Priest Lake cabin owners file suit over state’s appraisal of leased land

Seventy-six cabin owners on Priest Lake who rent the land under their cabins from the state of Idaho have filed a lawsuit charging that the state is claiming ownership of improvements such as access roads and utility lines that the renters installed with their own money.

As a result, the latest appraisals for the state-owned cabin sites have ballooned as much as 80 percent, pushing the value beyond the means of many lessees. Those appraisals will be used as minimum bids for possible public auctions and as the basis for future rents.

“The appraisals are objectively wrong,” the cabin owners argue in court documents.
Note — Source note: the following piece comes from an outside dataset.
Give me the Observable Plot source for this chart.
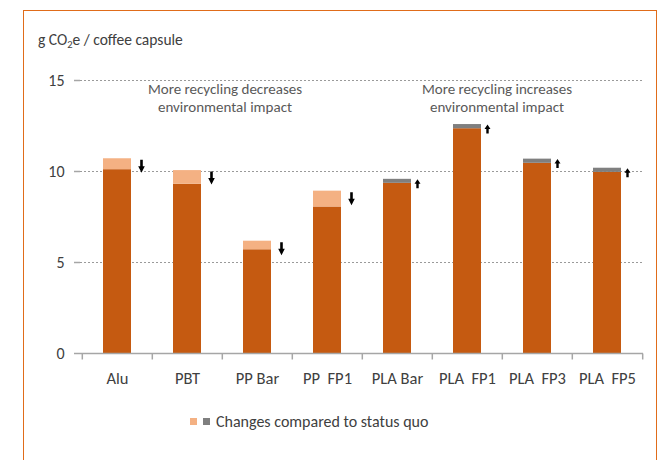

They seek to stop the state from using the new appraised values and return to this year’s values plus a 1.6 percent inflationary increase.

The state says that would mean a loss to an endowment that benefits public schools of nearly $2 million next year.

Idaho has scheduled an auction Aug. 28 for 62 of the 354 state-owned cabin sites at Priest Lake. Those lessees signed up for the auction, willing to take a chance at being outbid to get ownership of the ground under their cabins. The group suing includes a half-dozen who are signed up for the auction.

Cabin owners who are outbid at auction would receive the current appraised value for their cabin site, plus other improvements.

“The valuations are really indefensible,” said Kaari Burrows Davies, a Kellogg native and Spokane resident whose father, with his father, built a cabin on a Priest Lake state lot in 1959.

When Idaho first started leasing the lots a century ago, the land was undeveloped, with forest stretching to the water. Cabin-site renters brought in their building materials by boat and arranged on their own to bring in roads and utilities.

The cabin owners, whose attorneys include former Idaho state redistricting commissioner Ray Givens and former Idaho Lt. Gov. David Leroy, say the state is violating their constitutional rights and illegally taking the value of the roads and utilities without compensation. They’ve also listed several other concerns about how the appraisals were set.

In response to protests from lessees over the soaring values, the state set up an appeal process for the appraisals. But all phases of that include the same instruction to appraisers: To value the lots as if they have roads and utilities leading to them.

In a court filing, Givens said the average rent at Priest Lake in 2015 would rise from the current $9,915 a year to $17,850 under the new appraisals.

Idaho Secretary of State Ben Ysursa, who’s worked on the cabin site issue for years as a member of the state Land Board, said, “It’s always been the big question: Just what is the value of these things? We’ve always fought about it.”

He doesn’t dispute that many renters developed the land where their cabins sit.

But the state argued in court documents this week that renters have no property rights that can be violated when it comes to the land under their cabins.